Círculo vicioso
De niño me curaba la tos con Coderit, un jarabe que podía adquirirse libremente en las farmacias. En una ocasión se me pasó la mano y me vinieron unas agruras combinadas con una sensación beatífica de paz y tranquilidad. Creo que no me habría vuelto adicto al clorhidrato de codeína incluso si no se hubiese restringido la venta de medicamentos con esta sustancia. Pero no pasa nada. Hoy en día innumerables jóvenes se elevan mezclando alcohol, paracetamol y cafeína, y yo mismo me he levantado el ánimo en algunas madrugadas de trabajo o de autopista con la vieja y confiable mezcla de aspirina y Coca Cola. Eduardo Riquelme, subdirector de hospitalización y de proyectos clínicos de Centros de Integración Juvenil (CIJ), asegura que a partir de los antigripales comunes, algunos adictos fabrican en casa sus propias dosis, empleando ácido muriático como precursor químico. ¿Dónde está entonces la frontera entre lo legal y lo ilegal, entre el Desenfriol y el crack? ¿Llegaremos a un mundo en el que el Mejoral, el brandy y el Resistol 5000 sólo puedan obtenerse con receta médica? ¿Por qué el Coderit no, y los anticongestionantes nasales, altamente adictivos y estimulantes, sí?

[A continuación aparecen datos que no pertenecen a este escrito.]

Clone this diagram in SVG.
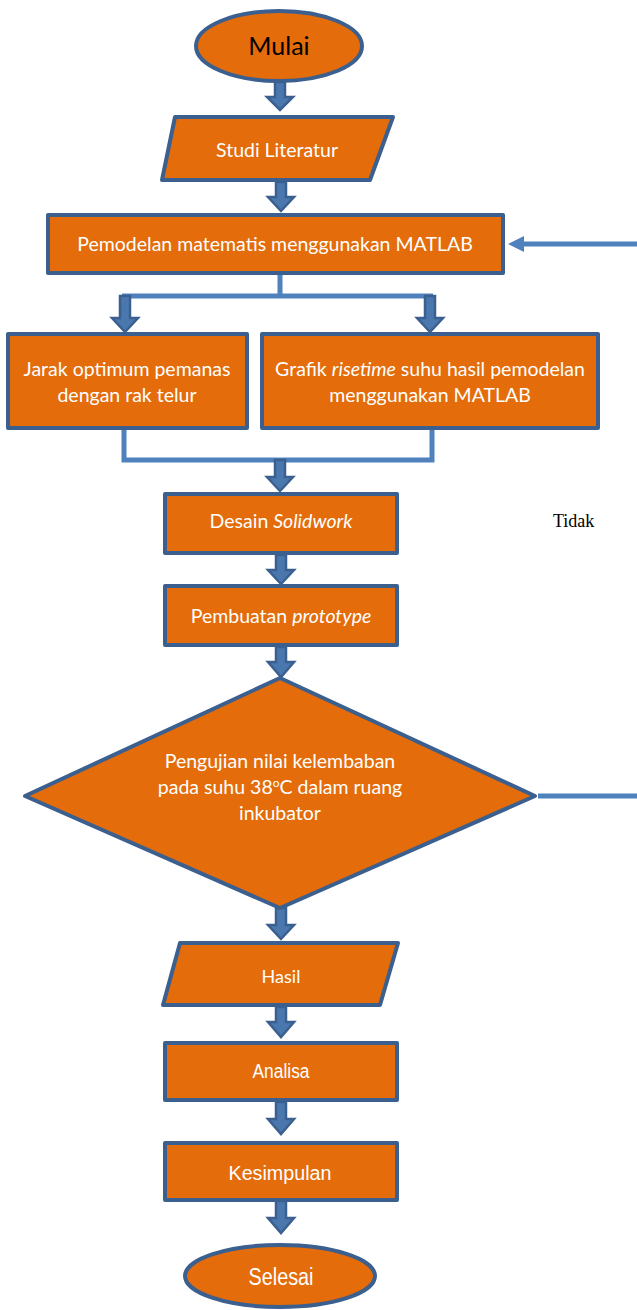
<svg xmlns="http://www.w3.org/2000/svg" width="637" height="1310" viewBox="0 0 637 1310">
<defs>
<style>
.node{fill:#E46C0A;stroke:#3B5F8E;stroke-width:4;stroke-linejoin:round}
.t{font-family:Lato,"Open Sans",sans-serif;font-size:19.5px;fill:#fff;text-anchor:middle}
.ta{font-family:"Liberation Sans",Arial,sans-serif;font-size:20px;fill:#fff;text-anchor:middle}
.barrow{fill:#4A78AE;stroke:#3B5F8E;stroke-width:2.5;stroke-linejoin:miter}
.line{fill:none;stroke:#4F81BD;stroke-width:5}
</style>
</defs>
<g id="connectors">
<path class="barrow" d="M275,82 L285,82 L285,97 L293,97 L280,110 L267,97 L275,97 Z"/>
<path class="barrow" d="M276,182 L286,182 L286,197 L294,197 L281,211 L268,197 L276,197 Z"/>
<path class="line" d="M280,274 L280,296 M122,296 L433,296"/>
<path class="barrow" d="M120,296 L130,296 L130,318 L138,318 L125,332 L112,318 L120,318 Z"/>
<path class="barrow" d="M425,296 L435,296 L435,318 L443,318 L430,332 L417,318 L425,318 Z"/>
<path class="line" d="M124,429 L124,460 L432,460 L432,429"/>
<path class="barrow" d="M275,460 L285,460 L285,477 L293,477 L280,491 L267,477 L275,477 Z"/>
<path class="barrow" d="M276,555 L286,555 L286,570 L294,570 L281,584 L268,570 L276,570 Z"/>
<path class="barrow" d="M276,647 L286,647 L286,662 L294,662 L281,677 L268,662 L276,662 Z"/>
<path class="barrow" d="M276,908 L286,908 L286,925 L294,925 L281,939 L268,925 L276,925 Z"/>
<path class="barrow" d="M276,1007 L286,1007 L286,1022 L294,1022 L281,1037 L268,1022 L276,1022 Z"/>
<path class="barrow" d="M276,1102 L286,1102 L286,1119 L294,1119 L281,1134 L268,1119 L276,1119 Z"/>
<path class="barrow" d="M276,1201 L286,1201 L286,1218 L294,1218 L281,1233 L268,1218 L276,1218 Z"/>
<path class="line" d="M637,244 L522,244"/>
<path d="M508,244 L524,236 L524,252 Z" fill="#4F81BD"/>
<path class="line" d="M538,796 L637,796"/>
<text x="553" y="527" font-family="'Liberation Serif','Times New Roman',serif" font-size="18" fill="#000">Tidak</text>
</g>
<g id="mulai">
<ellipse class="node" cx="279" cy="46" rx="83" ry="35"/>
<text x="279" y="55" font-family="Lato,'Open Sans',sans-serif" font-size="25" fill="#000" text-anchor="middle">Mulai</text>
</g>
<g id="studi">
<polygon class="node" points="175,117 393,117 370,180 162,180"/>
<text class="t" x="277" y="157">Studi Literatur</text>
</g>
<g id="pemodelan">
<rect class="node" x="48" y="215" width="455" height="58"/>
<text class="t" x="275" y="251">Pemodelan matematis menggunakan MATLAB</text>
</g>
<g id="jarak">
<rect class="node" x="8" y="334" width="239" height="94"/>
<text class="t" x="127" y="376">Jarak optimum pemanas</text>
<text class="t" x="127" y="402">dengan rak telur</text>
</g>
<g id="grafik">
<rect class="node" x="262" y="334" width="336" height="94"/>
<text class="t" x="430" y="376">Grafik <tspan font-style="italic">risetime</tspan> suhu hasil pemodelan</text>
<text class="t" x="430" y="402">menggunakan MATLAB</text>
</g>
<g id="desain">
<rect class="node" x="165" y="494" width="232" height="59"/>
<text class="t" x="281" y="528">Desain <tspan font-style="italic">Solidwork</tspan></text>
</g>
<g id="pembuatan">
<rect class="node" x="165" y="586" width="232" height="59"/>
<text class="t" x="281" y="623">Pembuatan <tspan font-style="italic">prototype</tspan></text>
</g>
<g id="pengujian">
<polygon class="node" points="280,678 535,796 280,908 25,796"/>
<text class="t" x="280" y="768">Pengujian nilai kelembaban</text>
<text class="t" x="280" y="794">pada suhu 38<tspan style="font-size:12px" dy="-7">o</tspan><tspan dy="7">C dalam ruang</tspan></text>
<text class="t" x="280" y="820">inkubator</text>
</g>
<g id="hasil">
<polygon class="node" points="180,943 398,943 380,1005 163,1005"/>
<text class="t" x="281" y="983" style="font-size:18px">Hasil</text>
</g>
<g id="analisa">
<rect class="node" x="165" y="1043" width="232" height="57"/>
<text class="ta" x="281" y="1078" textLength="57" lengthAdjust="spacingAndGlyphs">Analisa</text>
</g>
<g id="kesimpulan">
<rect class="node" x="165" y="1143" width="232" height="57"/>
<text class="ta" x="280" y="1180" textLength="103" lengthAdjust="spacingAndGlyphs">Kesimpulan</text>
</g>
<g id="selesai">
<ellipse class="node" cx="280" cy="1276" rx="95" ry="31"/>
<text class="ta" x="281" y="1285" style="font-size:23px" textLength="65" lengthAdjust="spacingAndGlyphs">Selesai</text>
</g>
</svg>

Yo no tengo las respuestas, y es normal, pero temo que las autoridades sanitarias y judiciales tampoco las tienen. El alcohol, siendo legal, provoca una destrucción humana, familiar y social no menos grave que la cocaína, que es ilícita, pero al menos los distribuidores de Domecq y Bacardí -es un ejemplo-- no se balacean entre ellos por el control del mercado. Su guerra no es de cárteles sino de carteles, y en vez de mandar mensajes por medio de cuerpos perforados y sangrantes los envían por la televisión, con la ayuda de modelos vivas y buenísimas. Me veo obligado a reconocer en ello cierto avance civilizatorio, por más que me ofenda el comercio con la cirrosis ajena.
Mientras más lo pienso, más claro me resulta que la división entre las drogas prohibidas y las permitidas es dudosa y arbitraria, y que el veto legal de algunas sustancias se explica menos por la peligrosidad de éstas que por un enorme malentendido entre autoridades, productores y consumidores, o por algo peor.
De acuerdo con el discurso oficial, el afán de los gobiernos de combatir la producción, el trasiego y la distribución de drogas está fundamentado en una actitud compasiva y solidaria hacia los adictos y sus infiernos y en la protección de "la juventud", siempre dispuesta a caer en las garras de las drogas y de los narcotraficantes. Pero la policía, que es el rostro principal del Estado a ojos de los fármacodependientes, recurre usualmente a modales que contrastan con, y hasta contradicen, los nobles propósitos arriba mencionados. Da igual que sea en Estados Unidos, México o Brasil: cuando un pobre drogadicto cae en garras de los uniformados, éstos se encargan de despojarlo de la humanidad que pudiera quedarle después de las inyecciones. Aunque el consumo de estupefacientes no esté penalizado en sí mismo, cualquier drogadicto profesional sabe que, cuando tocan a la puerta de su cuchitril, es mucho más probable que sea para extorsionarlo o arrestarlo que para ofrecerle empleo, integración familiar, centros de salud y recreación, proyectos de cultura o deportes. La cara amable de las instituciones no se aparece casi nunca por los picaderos. En su nombre y a su salud, eso sí, cada día las fuerzas del orden detienen, hieren y matan narcos (y se hacen herir y asesinar por éstos), fumigan cultivos, decomisan cargamentos, amaestran perros para que detecten droga en las maletas y en las llantas de los automóviles, persiguen a los corruptos, construyen cárceles adicionales, reforman las leyes existentes y crean otras nuevas, firman acuerdos internacionales y modifican sus doctrinas de seguridad nacional.
Todas esas acciones, más otras, no logran erradicar ni la producción ni el transporte ni el comercio ni el consumo de drogas, pero sí encarecen en forma significativa los distintos tramos de la cadena narca y contribuyen, en última instancia, a engordar las ganancias de sus operadores, en la medida en que generan escasez en los mercados. Ayunos de su sustancia favorita, muchos adictos empiezan a hacer lo que sea para conseguirla: robar, prostituirse, matar y generan, con ello, pretextos adicionales para intensificar una guerra que es un círculo vicioso literal y que cuesta mucho más, en vidas y en dinero, que ayudar a los drogadictos a sobrellevar sus infiernos y sus paraísos personales.